▶ **Do this**:
Transcribe the material in full. Nothing should differ except that the pictures are left out.

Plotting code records

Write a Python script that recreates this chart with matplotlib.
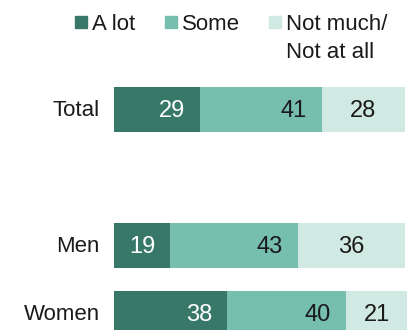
import matplotlib
matplotlib.use("Agg")
import matplotlib.pyplot as plt
from matplotlib.patches import Rectangle

plt.rcParams['font.family'] = ['Liberation Sans', 'DejaVu Sans']

# Data
categories = ["Total", "Men", "Women"]
series_names = ["A lot", "Some", "Not much/\nNot at all"]
a_lot = [29, 19, 38]
some = [41, 43, 40]
not_much = [28, 36, 21]

colors = ["#387868", "#76beae", "#d0e9e3"]
text_colors = ["white", "#1a1a1a", "#1a1a1a"]

W, H = 407, 330
fig = plt.figure(figsize=(W / 100, H / 100), dpi=100)

# Axes spans from the bar baseline to the right edge; 2.97 px per percentage point
left_px = 114
px_per_unit = 2.97
row_px = 68
first_center_px = 109.5
ax = fig.add_axes([left_px / W, 0, 1 - left_px / W, 1])
ax.set_xlim(0, (W - left_px) / px_per_unit)
ax.set_ylim((H - first_center_px) / row_px, -first_center_px / row_px)
ax.axis("off")

# Row positions: a blank row separates Total from the subgroups
positions = [0, 2, 3]
bar_h = 45 / row_px

series = [a_lot, some, not_much]
for i, pos in enumerate(positions):
    start = 0
    for s, vals in enumerate(series):
        v = vals[i]
        ax.barh(pos, v, left=start, height=bar_h, color=colors[s], edgecolor="none")
        if s < 2:
            ax.annotate(str(v), xy=(start + v, pos), xytext=(-10.8, -1),
                        textcoords="offset points", ha="right", va="center",
                        fontsize=17, color=text_colors[s])
        else:
            ax.annotate(str(v), xy=(start + v / 2, pos), xytext=(0, -1),
                        textcoords="offset points", ha="center", va="center",
                        fontsize=17, color=text_colors[s])
        start += v
    ax.annotate(categories[i], xy=(0, pos), xytext=(-10.1, -1),
                textcoords="offset points", ha="right", va="center",
                fontsize=16, color="#1a1a1a", annotation_clip=False)

# Legend drawn in figure pixel coordinates
legend_x = [75, 165, 269]
line_px = 28
for s, name in enumerate(series_names):
    x0 = legend_x[s]
    fig.patches.append(Rectangle((x0 / W, 1 - 28 / H), 12 / W, 12 / H,
                                 transform=fig.transFigure, color=colors[s]))
    for k, line in enumerate(name.split("\n")):
        fig.text((x0 + 17) / W, 1 - (29.5 + k * line_px) / H, line,
                 ha="left", va="baseline", fontsize=16, color="#1a1a1a")

fig.savefig("out.png", dpi=100)
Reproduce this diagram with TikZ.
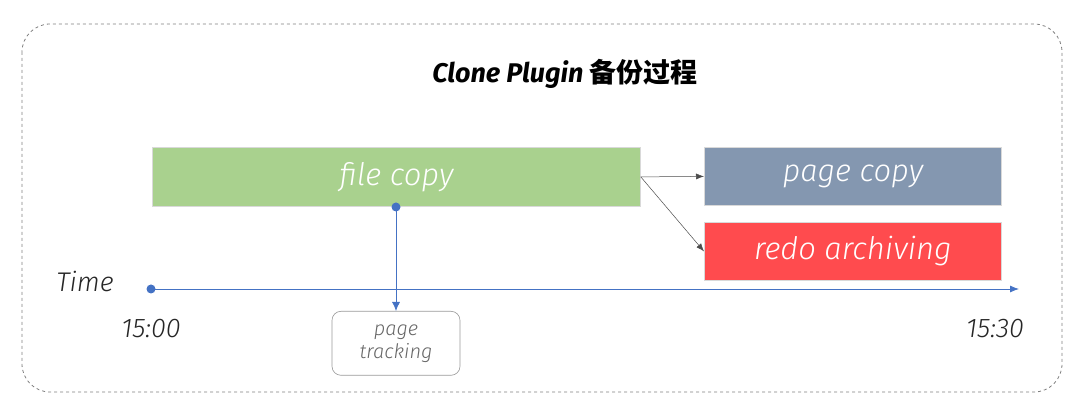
\documentclass[tikz,border=0pt]{standalone}
\usepackage{fontspec}
\setmainfont{Fira Sans}
\newfontfamily\cjk{Noto Sans CJK SC}
\newfontfamily\thinfont{Fira Sans Light}
\usetikzlibrary{arrows.meta}
\definecolor{filegreen}{HTML}{A9D18E}
\definecolor{pageblue}{HTML}{8497B0}
\definecolor{redored}{HTML}{FF4B4E}
\definecolor{axisblue}{HTML}{4472C4}
\tikzset{
  stagebox/.style={draw=white!85!black, line width=0.8pt, inner sep=0pt, anchor=north west,
    text=white, font=\thinfont\itshape\fontsize{31}{33}\selectfont},
  timelabel/.style={font=\thinfont\itshape\fontsize{27}{29}\selectfont, text=black!85}
}
\begin{document}
\begin{tikzpicture}[x=1pt, y=-1pt]
    \useasboundingbox (0,0) rectangle (1080,411);
    \draw[gray, dashed, rounded corners=28pt, line width=0.8pt] (22,24) rectangle (1062,392);

    \node[font=\bfseries\itshape\fontsize{27}{29}\selectfont] (title) at (565,74) {Clone Plugin {\cjk\bfseries 备份过程}};

    \node[stagebox, fill=filegreen, minimum width=488pt, minimum height=59pt] (file) at (152,147) {file copy};
    \node[stagebox, fill=pageblue, minimum width=297pt, minimum height=58pt] (page) at (704,147) {page copy};
    \node[stagebox, fill=redored, minimum width=297pt, minimum height=58pt] (redo) at (704,222) {redo archiving};

    \draw[-{Latex[length=8pt,width=6pt]}, black!70, line width=0.5pt] (file.east) -- (page.west);
    \draw[-{Latex[length=8pt,width=6pt]}, black!70, line width=0.5pt] (file.east) -- (redo.west);

    \coordinate (start) at (151,289);
    \coordinate (end) at (1019,289);
    \fill[axisblue] (start) circle (4.5pt);
    \draw[-{Latex[length=9pt,width=7pt]}, axisblue, line width=0.8pt] (start) -- (end);

    \node[timelabel] (time) at (85,281) {Time};
    \node[timelabel] (t0) at (151,329) {15:00};
    \node[timelabel] (t1) at (995,329) {15:30};

    \node[draw=black!40, rounded corners=9pt, line width=0.6pt, minimum width=128pt, minimum height=64pt,
      anchor=north, align=center, text=black!60, font=\thinfont\itshape\fontsize{20}{23}\selectfont] (track) at (396,311) {page\\tracking};

    \coordinate (tap) at (396,207);
    \fill[axisblue] (tap) circle (4.5pt);
    \draw[-{Latex[length=9pt,width=8pt]}, axisblue, line width=0.8pt] (tap) -- (track.north);
\end{tikzpicture}
\end{document}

▶ **Exercise output**:
Write a Python script that recreates this chart with matplotlib.
import matplotlib
matplotlib.use("Agg")
import matplotlib.pyplot as plt
from matplotlib.patches import Rectangle

plt.rcParams['font.family'] = ['Liberation Sans', 'DejaVu Sans']

# Data
categories = ["Total", "Men", "Women"]
series_names = ["A lot", "Some", "Not much/\nNot at all"]
a_lot = [29, 19, 38]
some = [41, 43, 40]
not_much = [28, 36, 21]

colors = ["#387868", "#76beae", "#d0e9e3"]
text_colors = ["white", "#1a1a1a", "#1a1a1a"]

W, H = 407, 330
fig = plt.figure(figsize=(W / 100, H / 100), dpi=100)

# Axes spans from the bar baseline to the right edge; 2.97 px per percentage point
left_px = 114
px_per_unit = 2.97
row_px = 68
first_center_px = 109.5
ax = fig.add_axes([left_px / W, 0, 1 - left_px / W, 1])
ax.set_xlim(0, (W - left_px) / px_per_unit)
ax.set_ylim((H - first_center_px) / row_px, -first_center_px / row_px)
ax.axis("off")

# Row positions: a blank row separates Total from the subgroups
positions = [0, 2, 3]
bar_h = 45 / row_px

series = [a_lot, some, not_much]
for i, pos in enumerate(positions):
    start = 0
    for s, vals in enumerate(series):
        v = vals[i]
        ax.barh(pos, v, left=start, height=bar_h, color=colors[s], edgecolor="none")
        if s < 2:
            ax.annotate(str(v), xy=(start + v, pos), xytext=(-10.8, -1),
                        textcoords="offset points", ha="right", va="center",
                        fontsize=17, color=text_colors[s])
        else:
            ax.annotate(str(v), xy=(start + v / 2, pos), xytext=(0, -1),
                        textcoords="offset points", ha="center", va="center",
                        fontsize=17, color=text_colors[s])
        start += v
    ax.annotate(categories[i], xy=(0, pos), xytext=(-10.1, -1),
                textcoords="offset points", ha="right", va="center",
                fontsize=16, color="#1a1a1a", annotation_clip=False)

# Legend drawn in figure pixel coordinates
legend_x = [75, 165, 269]
line_px = 28
for s, name in enumerate(series_names):
    x0 = legend_x[s]
    fig.patches.append(Rectangle((x0 / W, 1 - 28 / H), 12 / W, 12 / H,
                                 transform=fig.transFigure, color=colors[s]))
    for k, line in enumerate(name.split("\n")):
        fig.text((x0 + 17) / W, 1 - (29.5 + k * line_px) / H, line,
                 ha="left", va="baseline", fontsize=16, color="#1a1a1a")

fig.savefig("out.png", dpi=100)
Reproduce this diagram with TikZ.
\documentclass[tikz,border=0pt]{standalone}
\usepackage{fontspec}
\setmainfont{Fira Sans}
\newfontfamily\cjk{Noto Sans CJK SC}
\newfontfamily\thinfont{Fira Sans Light}
\usetikzlibrary{arrows.meta}
\definecolor{filegreen}{HTML}{A9D18E}
\definecolor{pageblue}{HTML}{8497B0}
\definecolor{redored}{HTML}{FF4B4E}
\definecolor{axisblue}{HTML}{4472C4}
\tikzset{
  stagebox/.style={draw=white!85!black, line width=0.8pt, inner sep=0pt, anchor=north west,
    text=white, font=\thinfont\itshape\fontsize{31}{33}\selectfont},
  timelabel/.style={font=\thinfont\itshape\fontsize{27}{29}\selectfont, text=black!85}
}
\begin{document}
\begin{tikzpicture}[x=1pt, y=-1pt]
    \useasboundingbox (0,0) rectangle (1080,411);
    \draw[gray, dashed, rounded corners=28pt, line width=0.8pt] (22,24) rectangle (1062,392);

    \node[font=\bfseries\itshape\fontsize{27}{29}\selectfont] (title) at (565,74) {Clone Plugin {\cjk\bfseries 备份过程}};

    \node[stagebox, fill=filegreen, minimum width=488pt, minimum height=59pt] (file) at (152,147) {file copy};
    \node[stagebox, fill=pageblue, minimum width=297pt, minimum height=58pt] (page) at (704,147) {page copy};
    \node[stagebox, fill=redored, minimum width=297pt, minimum height=58pt] (redo) at (704,222) {redo archiving};

    \draw[-{Latex[length=8pt,width=6pt]}, black!70, line width=0.5pt] (file.east) -- (page.west);
    \draw[-{Latex[length=8pt,width=6pt]}, black!70, line width=0.5pt] (file.east) -- (redo.west);

    \coordinate (start) at (151,289);
    \coordinate (end) at (1019,289);
    \fill[axisblue] (start) circle (4.5pt);
    \draw[-{Latex[length=9pt,width=7pt]}, axisblue, line width=0.8pt] (start) -- (end);

    \node[timelabel] (time) at (85,281) {Time};
    \node[timelabel] (t0) at (151,329) {15:00};
    \node[timelabel] (t1) at (995,329) {15:30};

    \node[draw=black!40, rounded corners=9pt, line width=0.6pt, minimum width=128pt, minimum height=64pt,
      anchor=north, align=center, text=black!60, font=\thinfont\itshape\fontsize{20}{23}\selectfont] (track) at (396,311) {page\\tracking};

    \coordinate (tap) at (396,207);
    \fill[axisblue] (tap) circle (4.5pt);
    \draw[-{Latex[length=9pt,width=8pt]}, axisblue, line width=0.8pt] (tap) -- (track.north);
\end{tikzpicture}
\end{document}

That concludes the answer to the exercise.